Im Mai desselben Jahrs war der Kaiser nach Avignon gekommen und hatte hier mit dem Papst einen Plan zur Ausrottung der Banden gefaßt. Man wollte sie aus Frankreich und Italien entfernen, indem man sie gegen die Türken ziehen ließ. Der Papst trug Albornoz auf, sie dazu zu überreden; aber die Soldkapitäne lachten den Kaiser und den Papst aus. Während des Winters setzte sich die Kompanie Annichinos in Sutri fest und verheerte mit Feuer und Schwert die Sabina und Tuszien. Im folgenden Jahr erlitt die Campagna das gleiche Schicksal durch die Bande Hawkwoods, welche von Neapel über den Liris drang. Römische Gesandte beschworen den Papst, zurückzukehren und die Hauptstadt der Christenheit vor dem Untergange zu retten. Urban V. erließ am 13. April 1366 eine Bannbulle wider die Kompanien, den Auswurf aller Nationen, welche im Begriff seien, die Kirche, die Könige und Fürsten aus ihren Ländern zu verdrängen und darin ihren bleibenden Sitz zu nehmen. Er forderte die Soldkapitäne auf, innerhalb bestimmter Frist ihre Banden aufzulösen und die besetzten Städte herauszugeben; er verbot allen Fürsten und Republiken, sie in Dienst zu nehmen, und allen Herren und Gemeinen, unter ihren Fahnen zu dienen. Er erklärte alle Mitglieder einer Kompanie bis ins vierte Glied für infam. Er rief in Verzweiflung den Kaiser, die Fürsten und Bischöfe, die Städte und Völker der Welt auf, sich zur Ausrottung der furchtbaren Horden zu verbünden und verhieß dafür vollkommene Absolution.

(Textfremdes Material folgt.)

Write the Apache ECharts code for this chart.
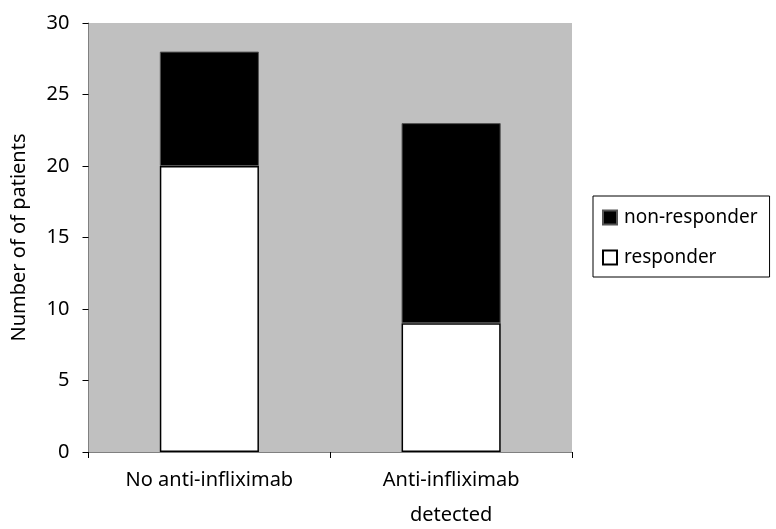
<!DOCTYPE html>
<html><head><meta charset="utf-8">
<script src="https://cdn.jsdelivr.net/npm/echarts@6/dist/echarts.min.js"></script>
<style>html,body{margin:0;padding:0;background:#fff}#c{width:776px;height:529px}</style>
</head><body><div id="c"></div>
<script>
var categories = ['No anti-infliximab', 'Anti-infliximab\ndetected'];
var responder = [20, 9];
var nonResponder = [8, 14];
var yTicks = [0, 5, 10, 15, 20, 25, 30];
var FONT = 'Noto Sans';
var chart = echarts.init(document.getElementById('c'), null, {renderer: 'canvas'});
chart.setOption({
  animation: false,
  textStyle: {fontFamily: FONT},
  grid: {left: 88.5, top: 23, right: 204, bottom: 77, show: true, backgroundColor: '#c0c0c0', borderWidth: 0, outerBoundsMode: 'none', containLabel: false},
  legend: {
    orient: 'vertical', left: 593, top: 196,
    data: ['non-responder', 'responder'],
    borderColor: '#000', borderWidth: 1, padding: [12, 12, 10, 9],
    itemWidth: 14, itemHeight: 14, itemGap: 21, icon: 'rect',
    textStyle: {fontSize: 19, color: '#000', fontFamily: FONT, padding: [0, 0, 0, 2]}
  },
  xAxis: {
    type: 'category', data: categories,
    axisLine: {show: true, lineStyle: {color: '#808080', width: 1}},
    axisTick: {show: true, alignWithLabel: false, length: 6, lineStyle: {color: '#000'}},
    axisLabel: {fontSize: 20, color: '#000', margin: 11, lineHeight: 35, fontFamily: FONT, interval: 0}
  },
  yAxis: {
    type: 'value', min: yTicks[0], max: yTicks[yTicks.length - 1], interval: 5,
    name: 'Number of of patients', nameLocation: 'middle', nameGap: 59, nameRotate: 90,
    nameTextStyle: {fontSize: 20, color: '#000', fontFamily: FONT},
    splitLine: {show: false},
    axisLine: {show: true, lineStyle: {color: '#808080', width: 1}},
    axisTick: {show: true, length: 6, lineStyle: {color: '#000'}},
    axisLabel: {fontSize: 20, color: '#000', margin: 19, fontFamily: FONT}
  },
  series: [
    {name: 'responder', type: 'bar', stack: 's', data: responder, barWidth: '41%',
     itemStyle: {color: '#ffffff', borderColor: '#000', borderWidth: 1.5}},
    {name: 'non-responder', type: 'bar', stack: 's', data: nonResponder, barWidth: '41%',
     itemStyle: {color: '#000000', borderColor: '#555', borderWidth: 1}}
  ]
});
</script></body></html>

Die Bulle wurde von allen Kanzeln Italiens verlesen, und die Bandenführer antworteten ihr hohnlachend mit neuen Freveltaten. Die Glücksritter wußten, daß ihre Macht viel zu groß war, um durch einen Bannstrahl erschüttert zu werden, und daß ihr Dienst von Tyrannen und Republiken, ja von der Kirche selbst nicht mehr entbehrt werden konnte. Sie fürchteten kaum die Liga, welche der Papst vereinigte; denn sie kannten zu gut die Keime des Zerfalls, die jedes Bündnis dieser Art in sich trug. Am 19. September 1366 wurde die italienische Liga auf einem Städtekongreß zu Florenz abgeschlossen, unter dem Vorsitz päpstlicher Legaten. Sie umfaßte den Kirchenstaat, Neapel und Toskana; auch das römische Volk, welches noch keine Gesandten geschickt hatte, sollte eintreten. Aber dieser Bund löste sich schon im Dezember 1367 auf, weil das eifersüchtige Florenz gegen den Beitritt des Kaisers Einspruch erhob.